Guru Besar Hukum Internasional Universitas Indonesia Hikmahanto Juwana mengatakan, sikap waspada ini amat diperlukan. Kewaspadaan harus ditegakan dari segi keamanan maupun perekonomian.
"Keamanan penting karena aparat imigrasi yang melakukan pengawasan jumlahnya masih minim. Belum lagi dari sisi keamanan akan mudah mendapatkan KTP di Indonesia karena unsur korupsi," ujar Hikmahantor, dalam keterangan tertulis yang diterima Metrotvnews.com, Selasa (22/12/2015).
"KTP ini yang akan dijadikan dasar untuk membuat paspor Indonesia dan dengan paspor tersebut melakukan tindak kriminal di berbagai negara.
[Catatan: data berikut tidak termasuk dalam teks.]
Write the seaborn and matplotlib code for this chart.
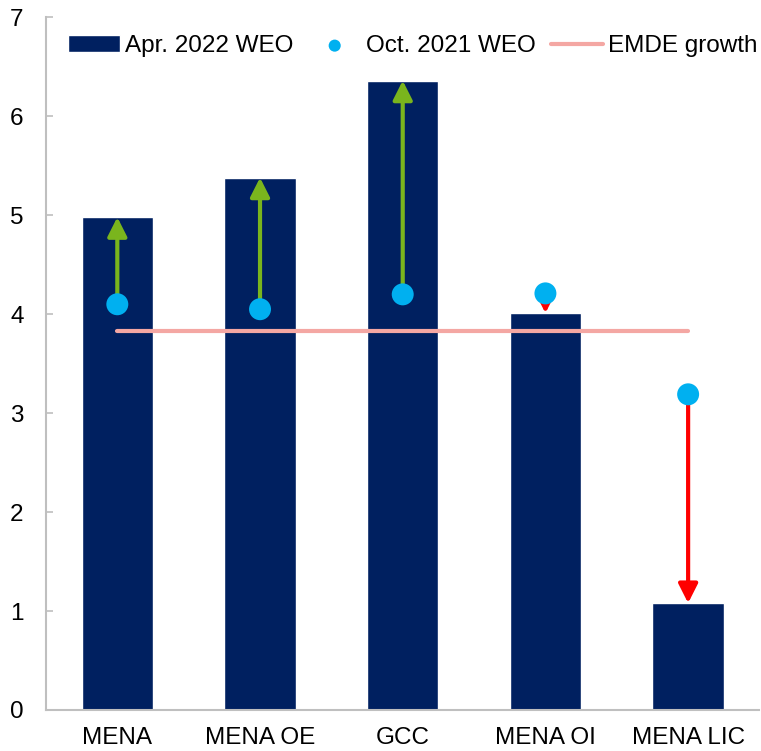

Nama Indonesia pun akan tercemar," lanjutnya.
Sementara dari segi ekonomi harus diwaspadai karena jangan sampai ada warga asing yang mengaku wisatawan akhirnya menyimpang dari tujuan awal karena akan bermukim dan mencari pekerjaan di Indonesia. Meski statistik wisatawan meningkat, namun jumlah pekerja kasar dari luar negeri akan meningkat.
"Lapangan pekerjaan bagi warga Indonesiapun akan terambil. Terlebih lagi sekarang tidak ada keharusan pekerja kasar dari luar negeri untuk berbahasa Indonesia," imbuh Hikmahanto.
Hikmahanto menekankan bahwa negara-negara yang diberi bebas visa harus memenuhi sejumlah kriteria, antara lain:
1. Didasarkan pada asas resiprositas atau timbal balik dengan negara yang diberi bebas visa.
2. Negara yang diberi bebas visa warganya memiliki daya beli yang kuat sehingga mampu berwisata ke Indonesia.
3. Negara yang diberi bebas visa bukan dari negara yang warga negaranya di masa lalu kerap terlibat dalam kejahatan-kejahatan transnasional. Salah satunya prostitusi.
4. Negara yang diberi bebas bisa warga negaranya tidak memanfaatkan Indonesia sebagai negara transit untuk masuk secara ilegal ke Australia. Ini akan merepotkan Australia dan Indonesia, karena akan muncul perkampungan orang asing. Indonesia dan Australiapun akan berselisih paham dalam penanganan orang-orang seperti ini yang akan memperburuk hubungan kedua negara.